For Japan, the straightforward economic benefits of an FTA with the United States would be considerable; a recent study for the Institute for International Economics by Scott Bradford and Robert Lawrence (Has Globalization Gone Far Enough?) shows gains of about 3 percent of total Japanese GNP from any initiatives that could produce convergence between its high prices and the much lower levels that prevail in the United States and other industrial countries. In addition, the insurance policy represented by assured access to the US market would be a major plus for Japanese exports; America's recent safeguard tariffs on steel, for example, hit Japan but exempted FTA partners Canada and Mexico. Another major plus for Japan would be the provision of an economic counterweight to China through reaffirmation of the security relationship with the United States. Indeed, the renewed US focus on relations with Japan that would be implied by a bilateral FTA would represent decisive rejection of the "bypass Japan" strategy that so many Japanese now fear from the United States because of the rise of China.

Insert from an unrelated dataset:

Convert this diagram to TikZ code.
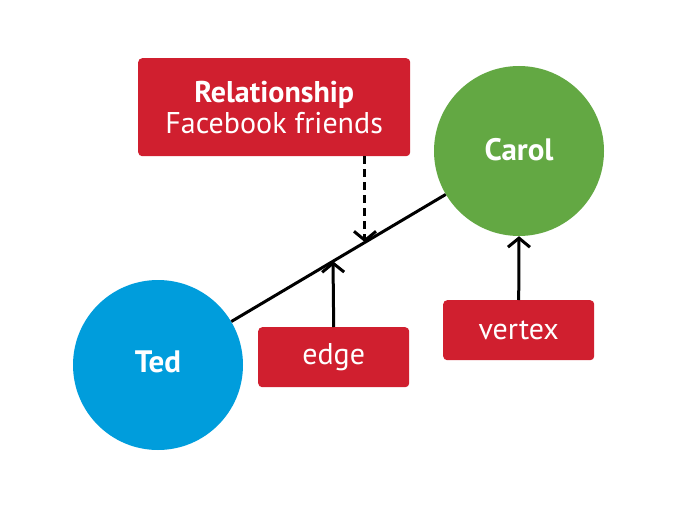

These factors should be politically powerful enough in Japan to enable it to finally overcome domestic resistance to liberalization of agriculture, along with key services sectors, both of which would surely be required by the United States to conclude such an FTA. More generally, genuine opening to the United States would greatly enhance the pressures of competition on the Japanese economy, both generating the huge economic benefits noted above (adding a full 3 percent to the level of GDP) and reinforcing the current reforms that are beginning to revitalize its prospects.

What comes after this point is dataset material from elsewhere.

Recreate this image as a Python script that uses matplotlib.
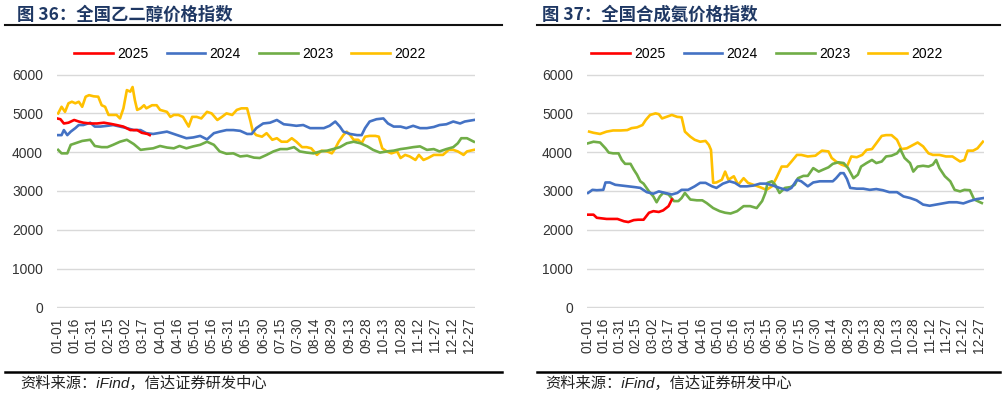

For the United States, there would be enormous gains in pursuing an FTA to address "behind the border" barriers to true market access in numerous sectors in Japan. For the American Congress, an FTA with a major trading partner-especially a large purchaser of agricultural products-would be far more attractive than the currently planned agreements with Bahrain, the Dominican Republic, or even Thailand. Such an agreement would provide an enormous boost to United States Trade Representative Robert Zoellick's strategy of "competitive liberalization" and a major boost to reviving the Doha Round of multilateral liberalization in the World Trade Organization by raising the alternative specter of major trade discrimination emanating from the world's two largest economies. On the geopolitical side, an FTA with Japan would of course strengthen the most important US alliance in the region and help sustain domestic political support for American engagement in Asia.


For both countries, the opportunity to implement a new dispute settlement mechanism (à la NAFTA) would hold considerable promise. Such an agreement, along with several smaller transpacific FTAs (including Australia-United States, Japan-Mexico and Chile-Korea) could also provide a spur to the currently moribund APEC prospects for achieving "free and open trade and investment" in the region by the 2010 target set in the Bogor Declaration in 1994. It would reduce or even eliminate the risk that the current FTA strategies of the two countries will lead to the creation of two megaregional blocs, an FTAA and an EAFTA (perhaps partly in response to an FTAA), which would truly "draw a line down the middle of the Pacific" and create a three-bloc world economy (and perhaps world polity) with all the instabilities that would imply-and with the very major risks it would also imply for overall relations between the United States and Japan (and indeed all of East Asia).


It would have been impossible to contemplate a Japan-United States FTA during the 1980s, when the United States started pursuing bilateral as well as regional agreements, because Japan was then perceived to be such a superior competitor. It would have been impossible in the 1990s, when the roles were reversed and Japan had to focus on recovering from its "lost decade." Now that the United States is likely to retain its restored confidence and Japan is recovering, perhaps quite smartly for a while, the time may be uniquely ripe for serious exploration of a free trade agreement between the two largest national economies in the world.